_Entries with chart source code_:
BEGIN

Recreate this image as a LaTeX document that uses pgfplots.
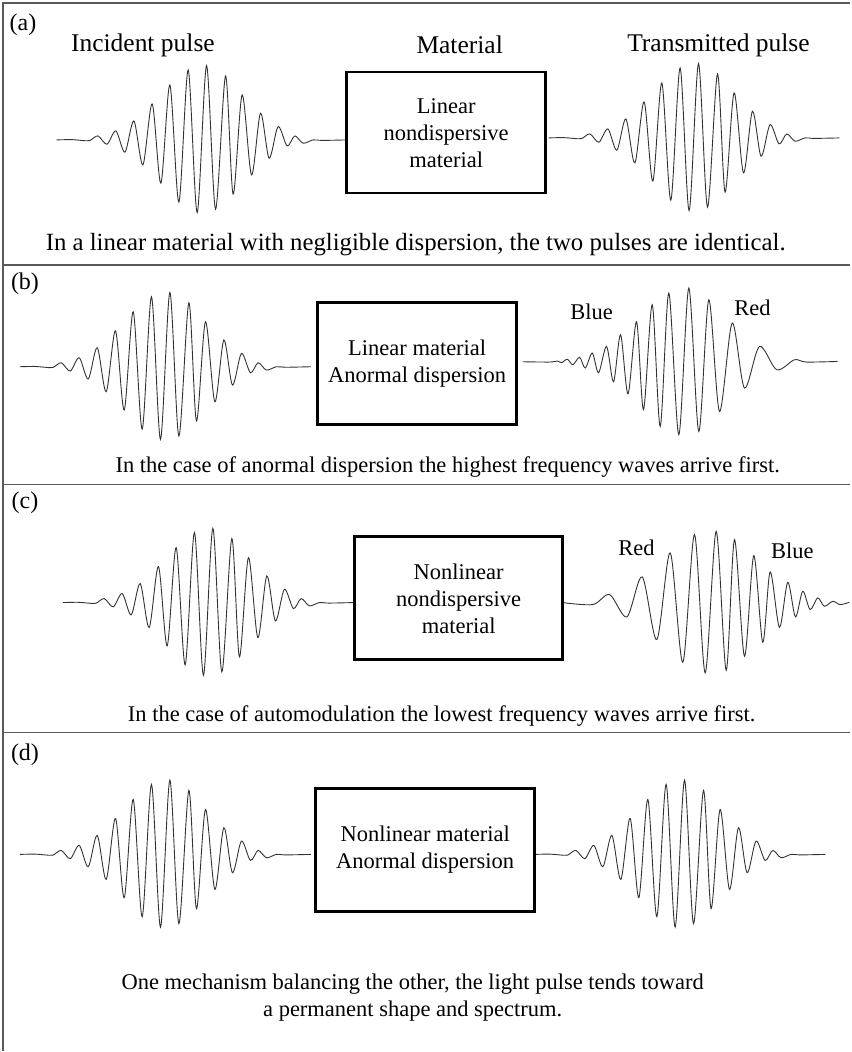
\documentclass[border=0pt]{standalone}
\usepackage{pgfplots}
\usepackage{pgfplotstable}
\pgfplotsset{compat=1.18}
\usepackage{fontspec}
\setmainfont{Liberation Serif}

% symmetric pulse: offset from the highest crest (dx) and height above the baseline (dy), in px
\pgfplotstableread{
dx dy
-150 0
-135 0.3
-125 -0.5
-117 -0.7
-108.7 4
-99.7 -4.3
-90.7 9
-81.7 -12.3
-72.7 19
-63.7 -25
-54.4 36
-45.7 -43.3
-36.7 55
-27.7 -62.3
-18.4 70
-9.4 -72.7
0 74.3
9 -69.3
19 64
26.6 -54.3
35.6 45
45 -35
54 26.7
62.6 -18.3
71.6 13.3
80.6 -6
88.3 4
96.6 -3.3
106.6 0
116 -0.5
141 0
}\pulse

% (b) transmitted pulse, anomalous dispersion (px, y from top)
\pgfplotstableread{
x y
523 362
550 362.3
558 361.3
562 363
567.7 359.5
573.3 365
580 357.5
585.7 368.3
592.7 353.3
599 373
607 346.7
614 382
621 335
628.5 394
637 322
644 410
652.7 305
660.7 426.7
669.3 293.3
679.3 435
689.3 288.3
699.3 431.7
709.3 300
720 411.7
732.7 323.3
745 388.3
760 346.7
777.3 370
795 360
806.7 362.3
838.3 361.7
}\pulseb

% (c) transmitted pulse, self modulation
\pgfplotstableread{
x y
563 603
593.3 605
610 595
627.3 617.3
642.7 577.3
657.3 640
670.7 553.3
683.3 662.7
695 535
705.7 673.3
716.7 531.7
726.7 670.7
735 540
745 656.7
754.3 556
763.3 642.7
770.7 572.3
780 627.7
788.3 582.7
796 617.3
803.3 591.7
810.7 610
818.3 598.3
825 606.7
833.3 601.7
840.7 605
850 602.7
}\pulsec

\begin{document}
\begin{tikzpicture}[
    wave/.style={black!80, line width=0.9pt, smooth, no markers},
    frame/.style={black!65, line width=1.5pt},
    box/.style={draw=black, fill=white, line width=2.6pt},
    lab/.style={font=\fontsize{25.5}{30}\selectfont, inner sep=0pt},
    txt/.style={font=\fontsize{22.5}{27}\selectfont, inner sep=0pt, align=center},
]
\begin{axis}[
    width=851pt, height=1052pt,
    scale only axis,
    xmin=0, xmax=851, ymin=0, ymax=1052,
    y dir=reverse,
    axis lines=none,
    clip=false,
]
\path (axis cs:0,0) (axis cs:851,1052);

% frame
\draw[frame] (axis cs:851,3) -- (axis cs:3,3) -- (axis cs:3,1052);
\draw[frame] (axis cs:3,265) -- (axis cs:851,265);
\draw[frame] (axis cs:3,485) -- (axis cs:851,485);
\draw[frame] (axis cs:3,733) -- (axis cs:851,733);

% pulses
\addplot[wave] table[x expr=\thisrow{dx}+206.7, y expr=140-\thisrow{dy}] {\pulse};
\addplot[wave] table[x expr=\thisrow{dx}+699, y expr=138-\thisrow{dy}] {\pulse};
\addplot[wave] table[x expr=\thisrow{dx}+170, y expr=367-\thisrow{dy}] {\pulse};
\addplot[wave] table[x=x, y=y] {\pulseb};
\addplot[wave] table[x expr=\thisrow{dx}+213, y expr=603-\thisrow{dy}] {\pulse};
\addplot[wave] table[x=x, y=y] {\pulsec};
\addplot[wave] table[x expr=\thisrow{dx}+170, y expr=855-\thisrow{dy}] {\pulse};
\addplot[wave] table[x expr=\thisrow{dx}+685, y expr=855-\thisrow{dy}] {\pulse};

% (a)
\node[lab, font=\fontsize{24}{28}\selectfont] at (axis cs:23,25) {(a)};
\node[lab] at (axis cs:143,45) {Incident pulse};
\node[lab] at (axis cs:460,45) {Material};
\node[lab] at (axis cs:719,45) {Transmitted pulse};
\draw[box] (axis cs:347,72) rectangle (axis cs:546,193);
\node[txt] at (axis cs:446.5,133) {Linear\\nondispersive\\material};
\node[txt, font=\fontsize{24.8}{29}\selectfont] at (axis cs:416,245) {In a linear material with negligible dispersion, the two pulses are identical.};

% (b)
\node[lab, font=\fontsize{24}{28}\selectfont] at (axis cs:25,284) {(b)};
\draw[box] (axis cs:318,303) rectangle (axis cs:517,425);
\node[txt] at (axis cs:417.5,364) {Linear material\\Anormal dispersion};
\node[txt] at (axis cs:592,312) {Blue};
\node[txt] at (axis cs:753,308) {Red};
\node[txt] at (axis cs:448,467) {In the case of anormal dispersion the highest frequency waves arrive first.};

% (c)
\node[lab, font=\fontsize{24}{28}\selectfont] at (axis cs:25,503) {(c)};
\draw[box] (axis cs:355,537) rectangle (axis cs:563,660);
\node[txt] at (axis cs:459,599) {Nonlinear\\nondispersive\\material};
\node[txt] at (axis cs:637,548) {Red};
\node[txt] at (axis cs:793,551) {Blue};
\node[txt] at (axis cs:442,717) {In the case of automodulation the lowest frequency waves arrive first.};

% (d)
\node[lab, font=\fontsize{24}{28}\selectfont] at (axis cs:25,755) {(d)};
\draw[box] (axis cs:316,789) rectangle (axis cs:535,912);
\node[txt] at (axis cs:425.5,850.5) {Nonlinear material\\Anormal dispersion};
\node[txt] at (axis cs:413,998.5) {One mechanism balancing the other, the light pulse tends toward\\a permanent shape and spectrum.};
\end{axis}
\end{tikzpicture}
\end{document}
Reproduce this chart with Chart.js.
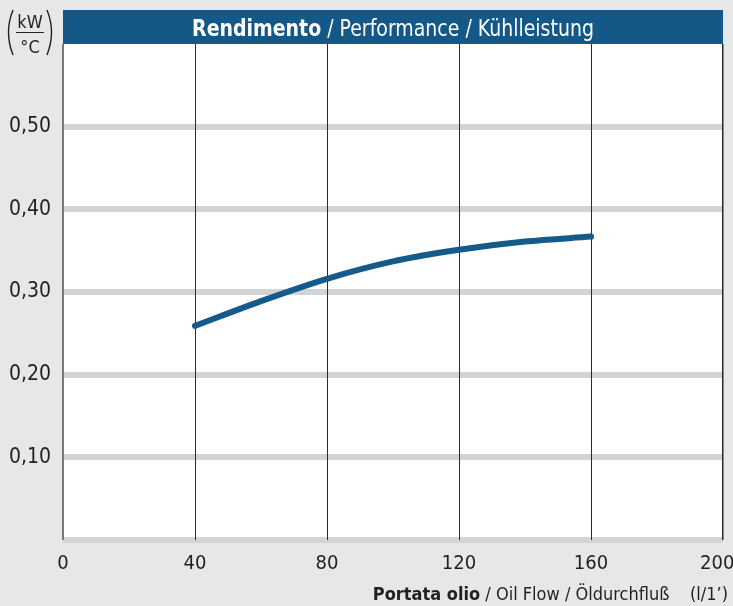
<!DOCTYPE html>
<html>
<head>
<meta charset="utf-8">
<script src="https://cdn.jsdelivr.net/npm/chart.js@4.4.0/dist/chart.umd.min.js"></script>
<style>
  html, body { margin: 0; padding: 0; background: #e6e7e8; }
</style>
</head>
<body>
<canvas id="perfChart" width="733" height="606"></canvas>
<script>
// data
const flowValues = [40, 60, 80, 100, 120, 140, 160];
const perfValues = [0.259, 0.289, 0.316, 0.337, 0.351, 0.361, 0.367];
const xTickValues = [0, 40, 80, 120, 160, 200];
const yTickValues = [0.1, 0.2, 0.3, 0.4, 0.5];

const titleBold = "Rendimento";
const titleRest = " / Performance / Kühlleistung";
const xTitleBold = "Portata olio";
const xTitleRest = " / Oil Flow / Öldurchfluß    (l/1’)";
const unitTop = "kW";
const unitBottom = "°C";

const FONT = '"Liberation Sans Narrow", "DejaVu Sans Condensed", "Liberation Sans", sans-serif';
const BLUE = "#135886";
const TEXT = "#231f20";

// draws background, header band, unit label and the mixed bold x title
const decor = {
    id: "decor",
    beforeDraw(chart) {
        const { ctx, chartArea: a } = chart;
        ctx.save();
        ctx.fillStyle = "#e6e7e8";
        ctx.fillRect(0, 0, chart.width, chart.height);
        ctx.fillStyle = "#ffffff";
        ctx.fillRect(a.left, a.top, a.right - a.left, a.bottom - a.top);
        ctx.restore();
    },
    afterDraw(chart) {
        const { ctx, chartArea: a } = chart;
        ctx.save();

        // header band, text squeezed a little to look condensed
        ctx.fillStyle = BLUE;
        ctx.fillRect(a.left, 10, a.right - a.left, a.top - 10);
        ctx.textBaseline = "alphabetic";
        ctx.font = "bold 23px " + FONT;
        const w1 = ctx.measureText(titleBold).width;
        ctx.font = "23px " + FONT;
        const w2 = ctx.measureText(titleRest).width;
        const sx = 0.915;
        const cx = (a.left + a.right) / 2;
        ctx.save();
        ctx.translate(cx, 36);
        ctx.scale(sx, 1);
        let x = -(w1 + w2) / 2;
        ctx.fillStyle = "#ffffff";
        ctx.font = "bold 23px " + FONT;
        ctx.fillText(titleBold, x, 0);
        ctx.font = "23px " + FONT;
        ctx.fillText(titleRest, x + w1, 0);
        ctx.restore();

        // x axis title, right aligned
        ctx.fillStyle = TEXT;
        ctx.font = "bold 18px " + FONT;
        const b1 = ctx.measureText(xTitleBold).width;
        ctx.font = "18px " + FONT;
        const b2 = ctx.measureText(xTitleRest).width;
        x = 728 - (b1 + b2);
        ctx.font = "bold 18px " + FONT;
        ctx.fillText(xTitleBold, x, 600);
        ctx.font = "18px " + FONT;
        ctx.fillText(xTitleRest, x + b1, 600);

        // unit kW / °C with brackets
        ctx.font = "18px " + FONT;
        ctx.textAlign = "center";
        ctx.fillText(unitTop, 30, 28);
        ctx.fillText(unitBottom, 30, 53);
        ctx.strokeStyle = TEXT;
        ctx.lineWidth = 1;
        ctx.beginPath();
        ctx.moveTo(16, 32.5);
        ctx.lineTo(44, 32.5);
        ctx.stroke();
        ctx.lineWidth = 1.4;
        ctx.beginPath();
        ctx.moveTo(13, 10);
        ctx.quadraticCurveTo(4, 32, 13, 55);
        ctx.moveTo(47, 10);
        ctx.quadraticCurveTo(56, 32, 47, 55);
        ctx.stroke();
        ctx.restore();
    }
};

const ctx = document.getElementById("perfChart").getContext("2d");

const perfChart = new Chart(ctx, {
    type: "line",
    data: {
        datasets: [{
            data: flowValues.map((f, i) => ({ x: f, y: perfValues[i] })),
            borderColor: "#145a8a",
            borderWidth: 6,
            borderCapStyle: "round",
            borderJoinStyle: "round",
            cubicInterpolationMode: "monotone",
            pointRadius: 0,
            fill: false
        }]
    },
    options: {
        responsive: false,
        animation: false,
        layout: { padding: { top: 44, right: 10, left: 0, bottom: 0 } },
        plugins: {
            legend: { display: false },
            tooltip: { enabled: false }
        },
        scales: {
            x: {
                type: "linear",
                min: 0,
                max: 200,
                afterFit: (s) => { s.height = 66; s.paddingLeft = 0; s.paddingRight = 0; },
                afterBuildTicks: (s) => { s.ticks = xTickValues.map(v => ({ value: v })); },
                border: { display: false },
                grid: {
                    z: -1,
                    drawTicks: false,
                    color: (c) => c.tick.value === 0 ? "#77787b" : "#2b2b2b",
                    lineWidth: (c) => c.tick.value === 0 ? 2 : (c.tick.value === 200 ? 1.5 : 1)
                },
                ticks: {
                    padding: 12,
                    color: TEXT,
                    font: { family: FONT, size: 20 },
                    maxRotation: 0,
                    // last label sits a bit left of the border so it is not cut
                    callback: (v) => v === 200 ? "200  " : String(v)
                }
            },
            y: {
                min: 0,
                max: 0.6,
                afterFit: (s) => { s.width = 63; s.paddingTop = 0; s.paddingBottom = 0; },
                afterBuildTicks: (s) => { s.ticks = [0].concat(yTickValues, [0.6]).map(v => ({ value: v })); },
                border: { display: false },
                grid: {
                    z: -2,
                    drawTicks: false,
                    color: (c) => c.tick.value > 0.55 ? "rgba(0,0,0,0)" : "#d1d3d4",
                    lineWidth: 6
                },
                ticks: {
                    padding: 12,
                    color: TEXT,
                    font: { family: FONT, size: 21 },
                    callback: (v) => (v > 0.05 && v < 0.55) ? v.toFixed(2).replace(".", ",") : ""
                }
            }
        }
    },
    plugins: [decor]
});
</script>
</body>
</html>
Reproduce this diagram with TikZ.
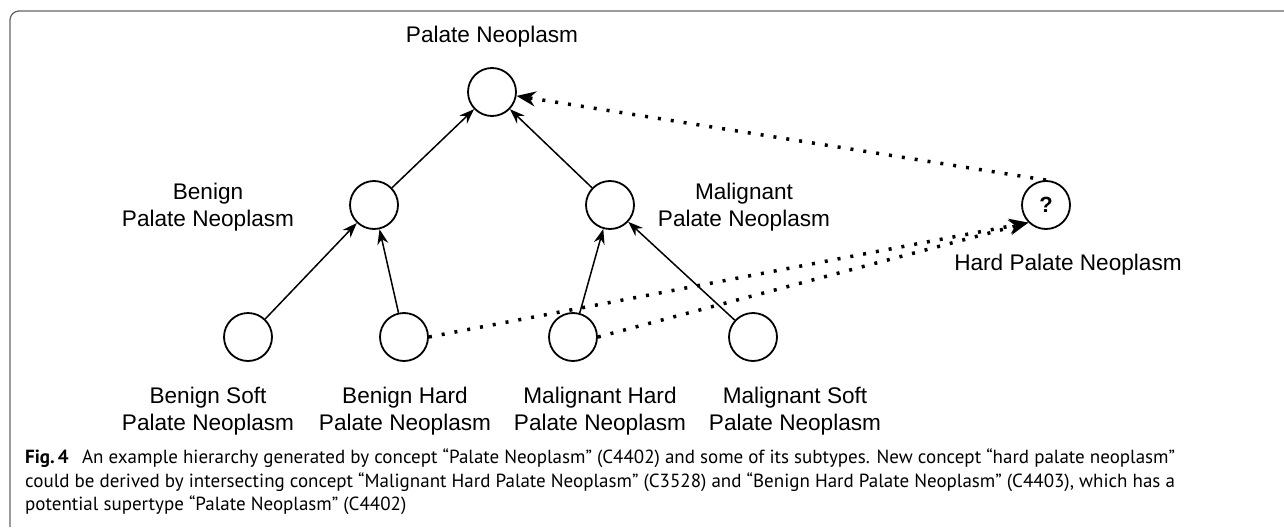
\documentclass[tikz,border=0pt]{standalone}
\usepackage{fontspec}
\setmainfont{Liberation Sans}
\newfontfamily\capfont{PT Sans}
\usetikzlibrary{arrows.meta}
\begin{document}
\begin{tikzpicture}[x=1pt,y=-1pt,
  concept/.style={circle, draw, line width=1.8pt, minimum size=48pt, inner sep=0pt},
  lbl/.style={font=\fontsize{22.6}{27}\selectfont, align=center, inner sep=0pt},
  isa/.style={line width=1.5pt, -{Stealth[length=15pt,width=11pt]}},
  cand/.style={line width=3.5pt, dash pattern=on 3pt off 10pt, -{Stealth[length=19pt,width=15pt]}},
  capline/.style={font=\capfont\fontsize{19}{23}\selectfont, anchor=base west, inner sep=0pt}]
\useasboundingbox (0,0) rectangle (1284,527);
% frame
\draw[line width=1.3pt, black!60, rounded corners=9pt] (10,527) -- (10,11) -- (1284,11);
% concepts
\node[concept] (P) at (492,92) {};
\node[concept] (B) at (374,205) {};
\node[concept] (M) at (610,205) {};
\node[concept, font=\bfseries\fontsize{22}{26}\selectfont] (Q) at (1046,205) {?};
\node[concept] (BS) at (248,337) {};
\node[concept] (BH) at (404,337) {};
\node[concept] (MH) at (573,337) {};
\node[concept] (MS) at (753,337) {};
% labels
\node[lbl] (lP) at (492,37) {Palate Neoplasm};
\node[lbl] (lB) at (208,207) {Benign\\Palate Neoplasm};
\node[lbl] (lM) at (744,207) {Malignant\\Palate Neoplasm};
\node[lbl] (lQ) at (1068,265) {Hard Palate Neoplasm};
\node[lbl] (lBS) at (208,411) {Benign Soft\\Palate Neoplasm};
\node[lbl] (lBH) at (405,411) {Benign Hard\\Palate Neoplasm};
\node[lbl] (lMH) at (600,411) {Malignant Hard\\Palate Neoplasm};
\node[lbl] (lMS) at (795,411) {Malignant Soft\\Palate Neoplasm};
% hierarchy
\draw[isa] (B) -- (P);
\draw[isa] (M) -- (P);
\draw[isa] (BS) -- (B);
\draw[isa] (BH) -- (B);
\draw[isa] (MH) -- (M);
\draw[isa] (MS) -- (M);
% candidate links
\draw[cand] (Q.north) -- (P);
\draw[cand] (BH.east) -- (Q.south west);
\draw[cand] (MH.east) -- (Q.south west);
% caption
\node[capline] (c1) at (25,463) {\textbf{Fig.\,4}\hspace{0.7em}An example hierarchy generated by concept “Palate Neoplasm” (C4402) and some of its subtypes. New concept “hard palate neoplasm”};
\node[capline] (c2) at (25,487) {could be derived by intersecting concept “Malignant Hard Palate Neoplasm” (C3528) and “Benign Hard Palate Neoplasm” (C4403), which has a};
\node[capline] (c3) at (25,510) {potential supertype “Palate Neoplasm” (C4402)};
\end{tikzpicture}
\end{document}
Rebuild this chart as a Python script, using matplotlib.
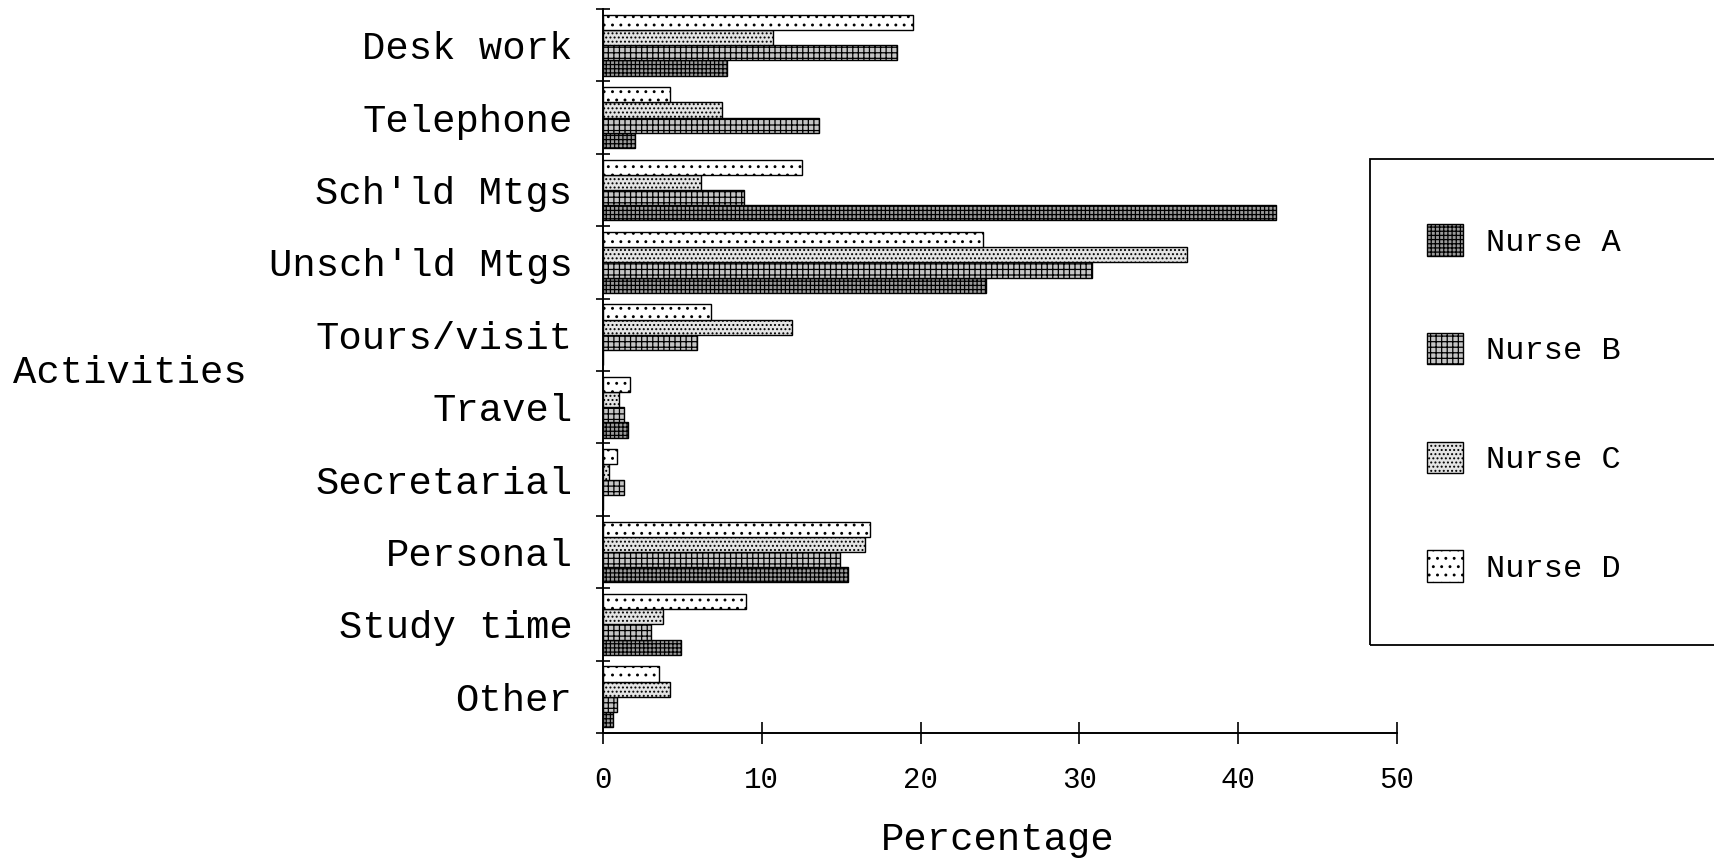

END

_WORK TO COMPLETE_: State how many lines include the string "Reproduce". Give no other information.

_RESPONSE BELOW_: 2